Republicans aren’t known for backing big public transportation projects, so when Maryland Gov. Larry Hogan visited Japan last June and took a ride on a high-speed magnetic levitation train outside Tokyo, supporters of a maglev line between Washington, D.C. and New York City were pleasantly surprised at the governor’s response. “It was an incredible experience, even more impressive than I expected,” said Hogan after experiencing top speeds of more than 300 mph. He then said Maryland would seek a $28 million federal grant to study a potential Washington-Baltimore line that would zip passengers between the two cities in 15 minutes. Now the company behind the push for maglev in the United States is stepping up its commitment. According to The Baltimore Sun, The Northeast Maglev (TNEM) just opened its new headquarters in downtown Baltimore.
The firm, which on it website says it is working closely with Central Japan Railway Company (JR Central) to bring maglev to the U.S., was previously headquartered in Washington, where it will keep its office along with an office in Annapolis, the capital of Maryland. The new headquarters is located in a restored historic firehouse.
“The maglev can be a real engine of economic growth for Baltimore,” Wayne Rogers, CEO of The Northeast Maglev, told The Sun.

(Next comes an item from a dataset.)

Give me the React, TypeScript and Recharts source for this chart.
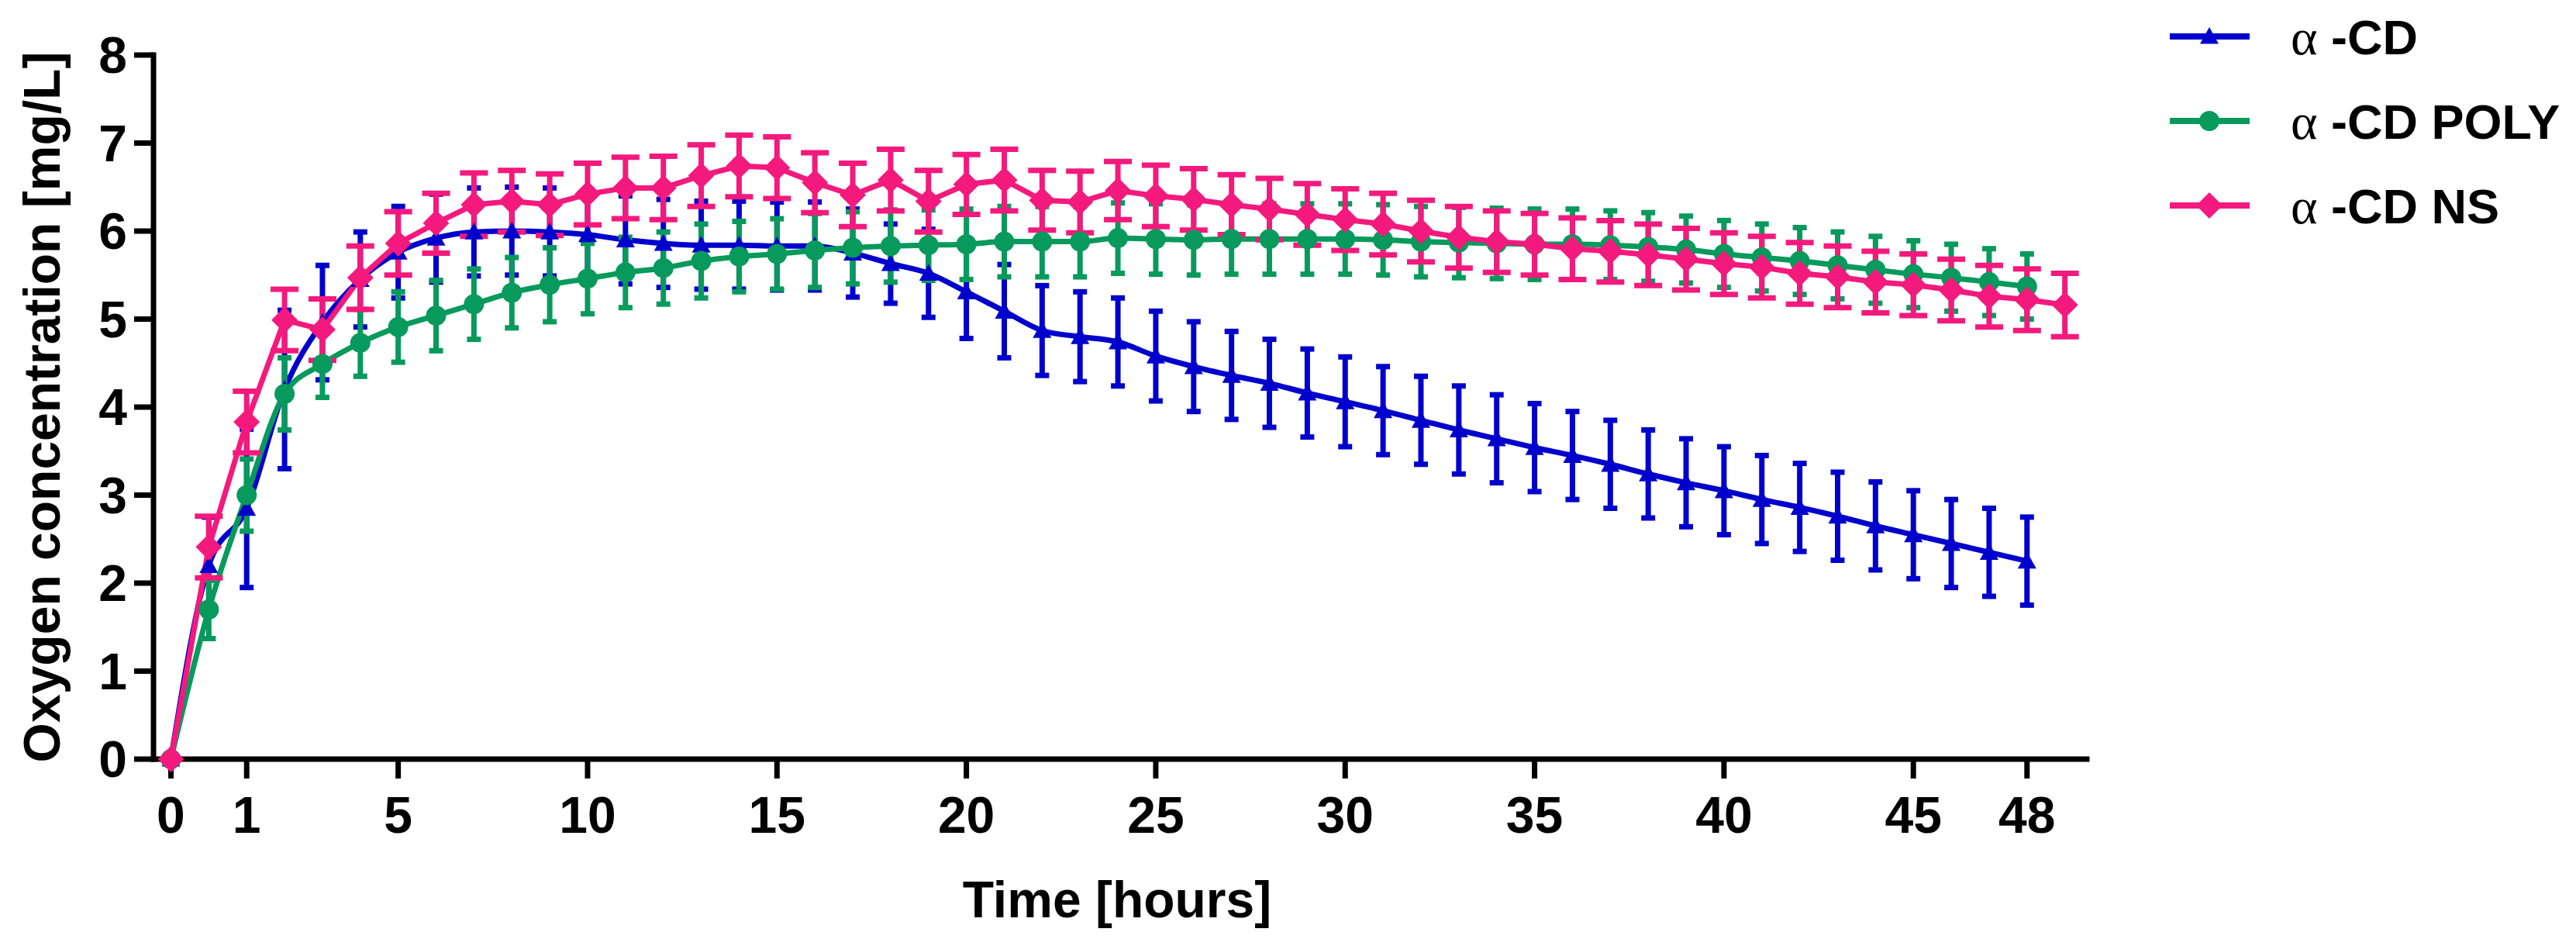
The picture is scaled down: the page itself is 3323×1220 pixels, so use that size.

While preliminary estimates put the price tag of the Washington-Baltimore segment at $12 billion, the Japanese government has offered $5 billion to help fund the project. Prime Minister Shinzo Abe has been pushing to export maglev technology to the United States. Some estimates put the cost at more than $100 billion to build the entire 225 miles from Washington to New York City that would take just under an hour at a top speed of 311 mph. Right now Amtrak’s Acela Express train is the fastest passenger rail line between the two cities, departing Union Station and arriving at Penn Station in a little under three hours.